Home Depot (HD) stock has been tanking recently. This is on fears of a major downturn in the housing market as interest rates soar. However, Home Depot's performance is only modestly tied to the new-home market. For proof of that, look at 2008. For that year, the S&P 500 (.SPX) plummeted 37%. And the 2008 market turmoil was caused, in large part, by the collapse of the American housing and mortgage markets. Yet, Home Depot stock only dropped 12% in 2008. While people may not be buying new homes, they still repair and take care of their existing ones. And also, during down housing markets, a lot of people move due to foreclosure or to downsize, and these events tend to cause a flurry of home-maintenance activities. Additionally, some hobbies, such as gardening, can save people money and gain popularity during recessions. Long story short, a recession shouldn't crush Home Depot.

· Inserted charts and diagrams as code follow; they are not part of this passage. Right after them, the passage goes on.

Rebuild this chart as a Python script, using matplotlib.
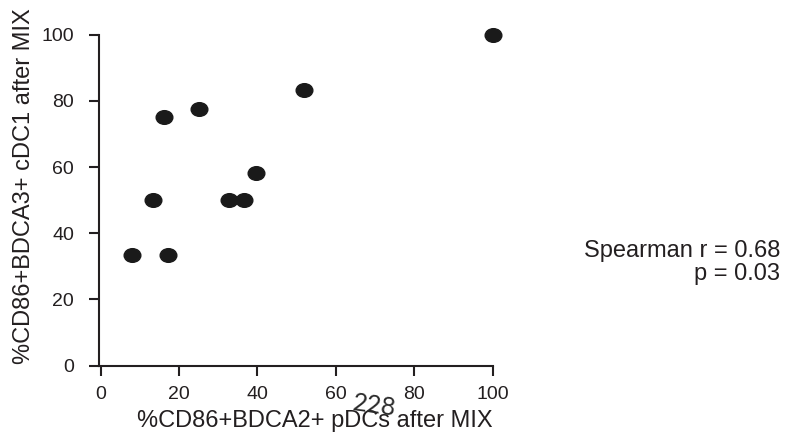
import matplotlib
matplotlib.use("Agg")
import matplotlib.pyplot as plt
from matplotlib.path import Path
from matplotlib.transforms import Affine2D

# Data
pdc_x = [8.0, 17.3, 13.3, 16.2, 25.0, 32.8, 36.7, 39.6, 51.9, 100.0]
cdc1_y = [33.3, 33.3, 50.0, 75.0, 77.6, 50.0, 50.0, 58.2, 83.2, 100.0]
x_ticks = [0, 20, 40, 60, 80, 100]
y_ticks = [0, 20, 40, 60, 80, 100]
x_label = "%CD86+BDCA2+ pDCs after MIX"
y_label = "%CD86+BDCA3+ cDC1 after MIX"
stat_lines = ["Spearman r = 0.68", "p = 0.03"]
page_number = "228"

plt.rcParams['font.family'] = ['Liberation Sans', 'DejaVu Sans']
ink = '#231f20'

W, H = 786, 434
fig = plt.figure(figsize=(W / 100, H / 100), dpi=100)
left, right, top, bottom = 99, 492.7, 34.7, 365.5
ax = fig.add_axes([left / W, (H - bottom) / H, (right - left) / W, (bottom - top) / H])

ellipse = Path.unit_circle().transformed(Affine2D().scale(1.0, 0.82))
ax.plot(pdc_x, cdc1_y, linestyle='none', marker=ellipse, markersize=12,
        color='#1a1a1a', clip_on=False, zorder=3)

ax.set_xlim(-0.4, 100)
ax.set_ylim(0, 100)
ax.set_xticks(x_ticks)
ax.set_yticks(y_ticks)
for s in ['top', 'right']:
    ax.spines[s].set_visible(False)
for s in ['left', 'bottom']:
    ax.spines[s].set_linewidth(1.5)
    ax.spines[s].set_color(ink)
ax.tick_params(axis='both', direction='out', length=7.5, width=1.5, colors=ink,
               labelsize=14, labelcolor=ink)
ax.tick_params(axis='y', pad=10.5)
ax.tick_params(axis='x', pad=7)

fig.text(24 / W, (H - 186) / H, y_label, rotation=90, ha='center', va='center',
         fontsize=17, color=ink)
fig.text(315 / W, (H - 427) / H, x_label, ha='center', va='baseline',
         fontsize=17, color=ink)

fig.text(780 / W, (H - 257) / H, stat_lines[0], ha='right', va='baseline',
         fontsize=17, color=ink)
fig.text(780 / W, (H - 280) / H, stat_lines[1], ha='right', va='baseline',
         fontsize=17, color=ink)

fig.text(374 / W, (H - 406) / H, page_number, ha='center', va='center',
         fontsize=18, rotation=-8, color='#2a2a2a',
         family=['Lato', 'DejaVu Sans'], fontweight='normal')

fig.savefig("out.png", dpi=100)
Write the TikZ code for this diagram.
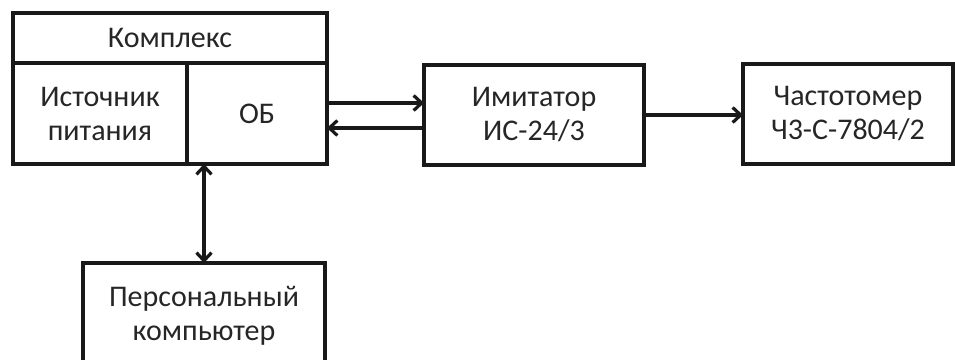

Pfizer (PFE) performed reasonably well in 2020 and surged to new highs in 2021. That intuitively makes sense, given that company's involvement in products related to COVID-19. But that wasn't just a boost from the vaccines. Pfizer also performed much better than the market during 2008. The pharmaceutical industry enjoys some recession-proof elements. People still need their life-saving drugs, regardless of what the economy is doing. And in cases where the government is negotiating pricing, a recession isn't likely to lower compensation to Pfizer, as politically driven purchases tend to operate on a different economic framework. Even after its recent run, PFE stock is still selling at less than 8 times estimated 2022 earnings and pays a greater than 3% dividend yield.
Johnson & Johnson
Johnson & Johnson (JNJ) finds itself at a midpoint between Pfizer and P&G. J&J's bread and butter is pharmaceutical drugs, which enjoy the same recession-resistant features as Pfizer. Meanwhile, Johnson & Johnson's consumer products division proved itself to be resilient in 2020 and other economic downturns. In addition to those two businesses, J&J has a sizable medical devices division. This combination of business lines tends to ensure that at least one part of J&J is outperforming at any time and can carry the rest of the company. With hospitals getting back to normal operations following COVID-19, this should be medical devices' time to shine. J&J is a great income name as well, as it has grown its dividend for 60 consecutive years.
Kraft Heinz Co.
Speaking of things people can't go without, food is right near the top of the list. Back in 2008, Kraft (KHC) was one of the better-performing Dow components during that brutal year. Kraft split up in 2012, spinning off its Mondelez International Inc. (MDLZ) confectionery and drinks business. That paved the way for the monumental merger with Heinz. While that merger has had its issues, Kraft Heinz proved its resilience during the COVID-19 bust. The stock regained its March 2020 losses by mid-April and has since moved significantly higher. In a good economy, Kraft Heinz's staple packaged foods may not be that appealing. But, like McDonald's, when times are tough, people trade down to Kraft Heinz's more affordable products. And, with inflation running rampant, Kraft Heinz's large size and well-known household brands should give it operational resiliency. In the meantime, shares yield more than 4%.